Render the material again word for word, skipping the pictures in it.

• DATA SEGMENT
## Start

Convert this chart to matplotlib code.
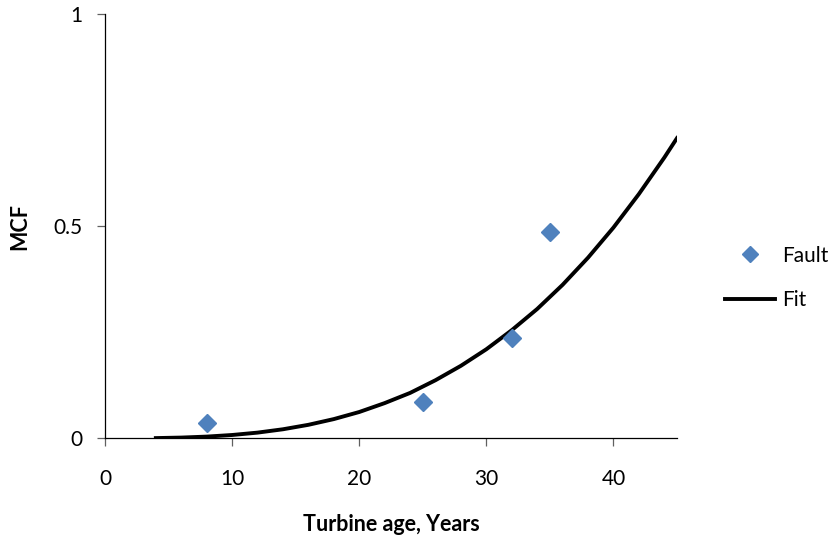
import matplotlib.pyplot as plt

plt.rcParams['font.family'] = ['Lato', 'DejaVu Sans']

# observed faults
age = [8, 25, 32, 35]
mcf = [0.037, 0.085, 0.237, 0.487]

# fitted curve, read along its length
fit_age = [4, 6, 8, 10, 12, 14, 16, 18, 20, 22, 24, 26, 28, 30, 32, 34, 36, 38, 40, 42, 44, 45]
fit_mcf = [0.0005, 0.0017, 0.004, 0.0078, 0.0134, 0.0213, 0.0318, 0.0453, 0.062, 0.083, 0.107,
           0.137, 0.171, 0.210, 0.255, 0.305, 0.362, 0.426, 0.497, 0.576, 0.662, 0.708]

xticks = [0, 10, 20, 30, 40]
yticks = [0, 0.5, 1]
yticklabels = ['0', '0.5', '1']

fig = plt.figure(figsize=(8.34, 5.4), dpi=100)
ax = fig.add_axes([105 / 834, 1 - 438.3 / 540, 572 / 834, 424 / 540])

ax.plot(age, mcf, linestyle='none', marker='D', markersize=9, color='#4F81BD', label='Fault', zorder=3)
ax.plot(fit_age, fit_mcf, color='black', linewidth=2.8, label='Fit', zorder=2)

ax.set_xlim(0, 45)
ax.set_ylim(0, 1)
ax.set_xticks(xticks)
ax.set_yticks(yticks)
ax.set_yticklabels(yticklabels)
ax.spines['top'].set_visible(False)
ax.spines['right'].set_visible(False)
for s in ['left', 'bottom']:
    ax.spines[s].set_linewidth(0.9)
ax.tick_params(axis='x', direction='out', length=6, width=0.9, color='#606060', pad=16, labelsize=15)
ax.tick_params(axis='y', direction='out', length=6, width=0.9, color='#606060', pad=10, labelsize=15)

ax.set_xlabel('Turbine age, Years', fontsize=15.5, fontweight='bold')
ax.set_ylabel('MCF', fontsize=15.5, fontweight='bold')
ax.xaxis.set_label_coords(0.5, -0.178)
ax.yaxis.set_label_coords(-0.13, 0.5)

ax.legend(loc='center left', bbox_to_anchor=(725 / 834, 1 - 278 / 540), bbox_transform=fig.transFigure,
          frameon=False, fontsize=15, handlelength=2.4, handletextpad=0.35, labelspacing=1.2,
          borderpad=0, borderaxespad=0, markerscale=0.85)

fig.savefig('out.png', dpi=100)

## End

• TASK RESULT
Convert this chart to matplotlib code.
import matplotlib.pyplot as plt

plt.rcParams['font.family'] = ['Lato', 'DejaVu Sans']

# observed faults
age = [8, 25, 32, 35]
mcf = [0.037, 0.085, 0.237, 0.487]

# fitted curve, read along its length
fit_age = [4, 6, 8, 10, 12, 14, 16, 18, 20, 22, 24, 26, 28, 30, 32, 34, 36, 38, 40, 42, 44, 45]
fit_mcf = [0.0005, 0.0017, 0.004, 0.0078, 0.0134, 0.0213, 0.0318, 0.0453, 0.062, 0.083, 0.107,
           0.137, 0.171, 0.210, 0.255, 0.305, 0.362, 0.426, 0.497, 0.576, 0.662, 0.708]

xticks = [0, 10, 20, 30, 40]
yticks = [0, 0.5, 1]
yticklabels = ['0', '0.5', '1']

fig = plt.figure(figsize=(8.34, 5.4), dpi=100)
ax = fig.add_axes([105 / 834, 1 - 438.3 / 540, 572 / 834, 424 / 540])

ax.plot(age, mcf, linestyle='none', marker='D', markersize=9, color='#4F81BD', label='Fault', zorder=3)
ax.plot(fit_age, fit_mcf, color='black', linewidth=2.8, label='Fit', zorder=2)

ax.set_xlim(0, 45)
ax.set_ylim(0, 1)
ax.set_xticks(xticks)
ax.set_yticks(yticks)
ax.set_yticklabels(yticklabels)
ax.spines['top'].set_visible(False)
ax.spines['right'].set_visible(False)
for s in ['left', 'bottom']:
    ax.spines[s].set_linewidth(0.9)
ax.tick_params(axis='x', direction='out', length=6, width=0.9, color='#606060', pad=16, labelsize=15)
ax.tick_params(axis='y', direction='out', length=6, width=0.9, color='#606060', pad=10, labelsize=15)

ax.set_xlabel('Turbine age, Years', fontsize=15.5, fontweight='bold')
ax.set_ylabel('MCF', fontsize=15.5, fontweight='bold')
ax.xaxis.set_label_coords(0.5, -0.178)
ax.yaxis.set_label_coords(-0.13, 0.5)

ax.legend(loc='center left', bbox_to_anchor=(725 / 834, 1 - 278 / 540), bbox_transform=fig.transFigure,
          frameon=False, fontsize=15, handlelength=2.4, handletextpad=0.35, labelspacing=1.2,
          borderpad=0, borderaxespad=0, markerscale=0.85)

fig.savefig('out.png', dpi=100)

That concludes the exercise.